(EXERCISE) Will you write out the data exactly, excluding every picture?

(SUPPLIED MATERIAL)
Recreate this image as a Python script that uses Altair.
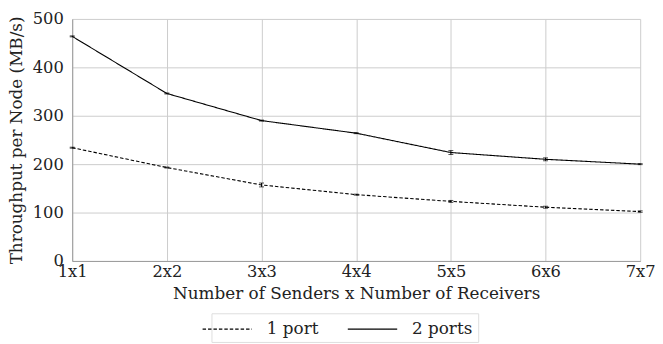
import altair as alt
import pandas as pd

categories = ["1x1", "2x2", "3x3", "4x4", "5x5", "6x6", "7x7"]
series_names = ["1 port", "2 ports"]
one_port = [234, 193, 157, 137, 123, 111, 102]
one_port_err = [1, 1, 4, 1, 2, 2, 1.5]
two_ports = [464, 346, 290, 264, 224, 210, 200]
two_ports_err = [1, 1, 1, 1, 4, 3, 1]

rows = []
for c, v, e in zip(categories, one_port, one_port_err):
    rows.append({"cat": c, "val": v, "lo": v - e, "hi": v + e, "series": series_names[0]})
for c, v, e in zip(categories, two_ports, two_ports_err):
    rows.append({"cat": c, "val": v, "lo": v - e, "hi": v + e, "series": series_names[1]})
df = pd.DataFrame(rows)

FONT = "'DejaVu Serif', 'Liberation Serif', serif"

x = alt.X(
    "cat:O",
    sort=categories,
    scale=alt.Scale(type="point", padding=0),
    axis=alt.Axis(
        title="Number of Senders x Number of Receivers",
        labelAngle=0,
        ticks=False,
        grid=True,
        gridColor="#cccccc",
        domainColor="#999999",
        labelPadding=3,
        titlePadding=6,
    ),
)
y_scale = alt.Scale(domain=[0, 500], nice=False)
y = alt.Y(
    "val:Q",
    scale=y_scale,
    axis=alt.Axis(
        title="Throughput per Node (MB/s)",
        values=list(range(0, 501, 50)),
        labelExpr="datum.value % 100 === 0 ? datum.label : ''",
        gridColor={"expr": "datum.value % 100 === 0 ? '#cccccc' : '#eeeeee'"},
        ticks=False,
        domainColor="#999999",
        labelPadding=9,
        titlePadding=7,
    ),
)

lines = alt.Chart(df).mark_line(color="black", strokeWidth=1.1).encode(
    x=x,
    y=y,
    strokeDash=alt.StrokeDash(
        "series:N",
        scale=alt.Scale(domain=series_names, range=[[3.5, 2], [1, 0]]),
        legend=alt.Legend(
            title=None,
            orient="none",
            direction="horizontal",
            legendX=141,
            legendY=298,
            symbolType="M-2.5,0H2.5",
            symbolSize=400,
            symbolStrokeColor="black",
            symbolFillColor="transparent",
            symbolStrokeWidth=1.1,
            labelFontSize=17,
            labelFont=FONT,
            labelColor="#222222",
            strokeColor="#dddddd",
            padding=5,
            columnPadding=26,
            labelOffset=29,
        ),
    ),
)

rules = alt.Chart(df).mark_rule(color="black", strokeWidth=1).encode(
    x=alt.X("cat:O", sort=categories),
    y=alt.Y("lo:Q", scale=y_scale),
    y2="hi:Q",
)
ticks_lo = alt.Chart(df).mark_tick(color="black", size=5, thickness=1).encode(
    x=alt.X("cat:O", sort=categories),
    y=alt.Y("lo:Q", scale=y_scale),
)
ticks_hi = alt.Chart(df).mark_tick(color="black", size=5, thickness=1).encode(
    x=alt.X("cat:O", sort=categories),
    y=alt.Y("hi:Q", scale=y_scale),
)

chart = (
    alt.layer(lines, rules, ticks_lo, ticks_hi)
    .properties(
        width=575,
        height=245,
        autosize=alt.AutoSizeParams(type="none"),
        padding={"left": 65, "top": 9, "right": 15, "bottom": 82},
    )
    .configure_view(stroke=None)
    .configure_axis(
        labelFont=FONT,
        titleFont=FONT,
        labelFontSize=16.5,
        titleFontSize=17,
        titleFontWeight="normal",
        labelColor="#222222",
        titleColor="#222222",
    )
)

chart.save("out.html", embed_options={"renderer": "svg", "actions": False})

(SOLUTION)
Recreate this image as a Python script that uses Altair.
import altair as alt
import pandas as pd

categories = ["1x1", "2x2", "3x3", "4x4", "5x5", "6x6", "7x7"]
series_names = ["1 port", "2 ports"]
one_port = [234, 193, 157, 137, 123, 111, 102]
one_port_err = [1, 1, 4, 1, 2, 2, 1.5]
two_ports = [464, 346, 290, 264, 224, 210, 200]
two_ports_err = [1, 1, 1, 1, 4, 3, 1]

rows = []
for c, v, e in zip(categories, one_port, one_port_err):
    rows.append({"cat": c, "val": v, "lo": v - e, "hi": v + e, "series": series_names[0]})
for c, v, e in zip(categories, two_ports, two_ports_err):
    rows.append({"cat": c, "val": v, "lo": v - e, "hi": v + e, "series": series_names[1]})
df = pd.DataFrame(rows)

FONT = "'DejaVu Serif', 'Liberation Serif', serif"

x = alt.X(
    "cat:O",
    sort=categories,
    scale=alt.Scale(type="point", padding=0),
    axis=alt.Axis(
        title="Number of Senders x Number of Receivers",
        labelAngle=0,
        ticks=False,
        grid=True,
        gridColor="#cccccc",
        domainColor="#999999",
        labelPadding=3,
        titlePadding=6,
    ),
)
y_scale = alt.Scale(domain=[0, 500], nice=False)
y = alt.Y(
    "val:Q",
    scale=y_scale,
    axis=alt.Axis(
        title="Throughput per Node (MB/s)",
        values=list(range(0, 501, 50)),
        labelExpr="datum.value % 100 === 0 ? datum.label : ''",
        gridColor={"expr": "datum.value % 100 === 0 ? '#cccccc' : '#eeeeee'"},
        ticks=False,
        domainColor="#999999",
        labelPadding=9,
        titlePadding=7,
    ),
)

lines = alt.Chart(df).mark_line(color="black", strokeWidth=1.1).encode(
    x=x,
    y=y,
    strokeDash=alt.StrokeDash(
        "series:N",
        scale=alt.Scale(domain=series_names, range=[[3.5, 2], [1, 0]]),
        legend=alt.Legend(
            title=None,
            orient="none",
            direction="horizontal",
            legendX=141,
            legendY=298,
            symbolType="M-2.5,0H2.5",
            symbolSize=400,
            symbolStrokeColor="black",
            symbolFillColor="transparent",
            symbolStrokeWidth=1.1,
            labelFontSize=17,
            labelFont=FONT,
            labelColor="#222222",
            strokeColor="#dddddd",
            padding=5,
            columnPadding=26,
            labelOffset=29,
        ),
    ),
)

rules = alt.Chart(df).mark_rule(color="black", strokeWidth=1).encode(
    x=alt.X("cat:O", sort=categories),
    y=alt.Y("lo:Q", scale=y_scale),
    y2="hi:Q",
)
ticks_lo = alt.Chart(df).mark_tick(color="black", size=5, thickness=1).encode(
    x=alt.X("cat:O", sort=categories),
    y=alt.Y("lo:Q", scale=y_scale),
)
ticks_hi = alt.Chart(df).mark_tick(color="black", size=5, thickness=1).encode(
    x=alt.X("cat:O", sort=categories),
    y=alt.Y("hi:Q", scale=y_scale),
)

chart = (
    alt.layer(lines, rules, ticks_lo, ticks_hi)
    .properties(
        width=575,
        height=245,
        autosize=alt.AutoSizeParams(type="none"),
        padding={"left": 65, "top": 9, "right": 15, "bottom": 82},
    )
    .configure_view(stroke=None)
    .configure_axis(
        labelFont=FONT,
        titleFont=FONT,
        labelFontSize=16.5,
        titleFontSize=17,
        titleFontWeight="normal",
        labelColor="#222222",
        titleColor="#222222",
    )
)

chart.save("out.html", embed_options={"renderer": "svg", "actions": False})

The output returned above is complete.